The US and France were spearheading the new diplomatic effort to end hostilities in both Gaza and Lebanon, linking the two conflicts as part of a single initiative, six sources familiar with the initiative told Reuters.
However, a source familiar with the talks said that reports that the US was trying to link ceasefires in Lebanon and Gaza was inaccurate.
“Hezbollah has conditioned a ceasefire along the Blue Line on the war in Gaza, and it has previously tied its fate and the fate of the people of Lebanon to [Hamas leader Yahya] Sinwar, but our efforts right now are to de-link the two,” the source tells The Times of Israel.
Meanwhile, Iran was working directly with Hezbollah in an attempt to prevent the escalation from turning into an all-out war, the Ynet news site reported, adding that Tehran preferred to avoid an all out war.
A package
The report says Netanyahu and Strategic Affairs Minister Ron Dermer spoke with Washington, which was holding talks with Lebanon’s government and other officials acting as intermediaries with Hezbollah.
A Lebanese official and a source familiar with Hezbollah’s thinking told Reuters that Hezbollah was “open to any settlement that would include both Gaza and Lebanon.”
A second Lebanese official said that it would be “impossible” to stop the conflicts without putting together “a package.”
Israeli officials told Reuters that no significant progress had been made so far.
“We are nearing a fork in the road for decisions on where the war is going,” an unnamed Israeli official told Ynet.
Reports by The Wall Street Journal and Channel 12 news said the basic idea being negotiated was a halt of up to four weeks, during which negotiations would be held for a ceasefire in Lebanon and in Gaza.
Channel 12 also said Hamas would also announce it was holding fire, while IDF forces would remain in Gaza but not invade Lebanon. The network said talks would then focus on upgrading Security Council Resolution 1701 to better enforce a ceasefire and guarantee Hezbollah move away from the border and beyond the Litani river.
Israel skeptical
But while Netanyahu was said to have green-lit the talks, he was seemingly unwilling to ease up the recent strikes on Hezbollah targets in Lebanon, telling ministers at a security meeting on Wednesday that “negotiations will only take place under fire, we’re continuing to fire at Hezbollah in full force,” according to the Kan public broadcaster.
The source also said Netanyahu had green-lit the talks partially “for international legitimacy for Israel’s current military activity in Lebanon.”

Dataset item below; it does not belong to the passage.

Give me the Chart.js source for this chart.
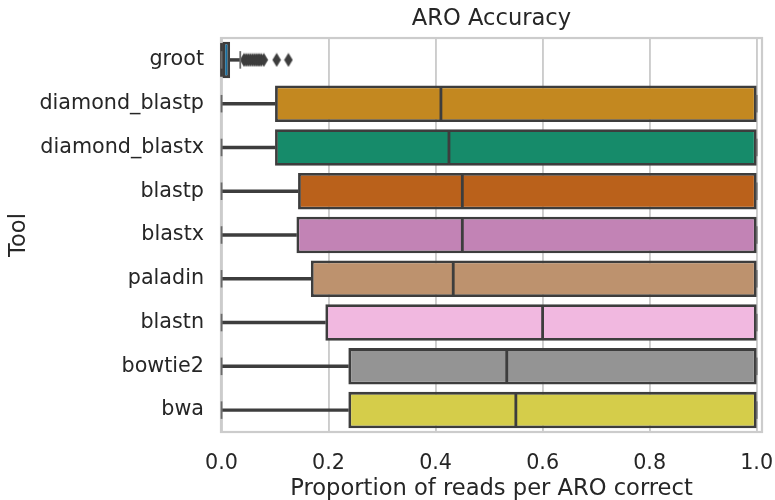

In a video statement on Wednesday evening, Netanyahu also told the Israeli public, “We are determined to return our residents [from the north] home safely,” through means that he said he could not elaborate on.
“We are landing blows on Hezbollah that it never imagined,” he said. “We are doing it with strength, we are doing it with ruses. I can promise you one thing — we will not rest until they return home.”
Israel was also deeply skeptical that any meaningful deal could be put together.
Channel 13 news quotes an unnamed senior Israel official as saying there was “no feasibility for a settlement right now,” and that “Israel is prepared to hear suggestions, but the chances for an agreement are slim.”
The Ynet news site quoted an associate of Netanyahu as saying that in practice, “there are no negotiations,” and adding that the “red line for the prime minister and Minister Dermer is pushing Hezbollah across the Litani.”
Build up of forces
The talks came as Israel continued to launch hundreds of strikes against Hezbollah targets and warned that a ground offensive was looming.
IDF chief Halevi told soldiers they would likely soon find themselves in Lebanon.
“You can hear the jets above, we are attacking all day. Both to prepare the area for the possibility of your entry [into Lebanon], and also to continue causing blows to Hezbollah,” Halevi told troops of the 7th Armored Brigade during a drill simulating a ground offensive in Lebanon.
“Hezbollah today expanded its [range] of fire. Later today, it will receive a very strong response,” he vowed, after the terror group fired a missile at central Israel this morning.
“Today we will continue, we do not stop, we continue to attack and continue to strike them everywhere. The goal is a very clear goal, to return the [displaced] residents of the north safely,” Halevi continued.
“To do this, we are preparing the [ground] maneuver,” he said to the soldiers.
“Your military boots,” Halevi said , “will enter enemy territory, enter villages that Hezbollah has prepared as large military outposts, with underground infrastructure, staging points, and launchpads into our territory [from which Hezbollah intends] to carry out attacks on Israeli civilians.
“Your entry into those areas with force, your encounter with Hezbollah operatives, will show them what it means to face a professional, highly skilled, and battle-experienced force,” he went on. “You are coming in much stronger and far more experienced than they are. You will go in, destroy the enemy there, and decisively destroy their infrastructure. These are the things that will enable us to safely return the residents of the north afterward.”
The IDF also said it was calling up two reserve brigades to be deployed to northern Israel.
The military said the move, made following a fresh assessment, “will allow the continuation of the fighting effort against the Hezbollah terror organization, the protection of the citizens of the State of Israel, and the creation of the conditions for the safe return of the [displaced] residents of the north to their homes.”
Tensions between Israel and Hezbollah have escalated in the last week following two waves of explosions of the terror group’s members’ communication devices. Hezbollah blamed the attack on Israel, which has not taken responsibility for the explosions but has since stepped up strikes on Hezbollah targets in Lebanon that have killed the majority of the organization’s top command network.
War has been ongoing in Gaza for the past year since Hamas’s October 7 attack in which terrorists murdered some 1,200 people, mostly civilians, and took 251 hostages.
Meanwhile, since October 8, Hezbollah-led forces have attacked Israeli communities and military posts along the border on a near-daily basis, with the group saying it is doing so to support Gaza amid the war there.
So far, the skirmishes have resulted in 26 civilian deaths on the Israeli side, as well as the deaths of 22 IDF soldiers and reservists. There have also been several attacks from Syria, without any injuries.
Hezbollah has named 512 members who have been killed by Israel during the ongoing skirmishes, mostly in Lebanon but some also in Syria. Another 88 operatives from other terror groups, a Lebanese soldier, and dozens of civilians have also been killed.
Hundreds more have been killed and thousands wounded in Lebanon in recent days as Israel launched waves of strikes on Hezbollah positions, many of them inside civilian homes. There has been no differentiation in the figures between Hezbollah operatives and civilians.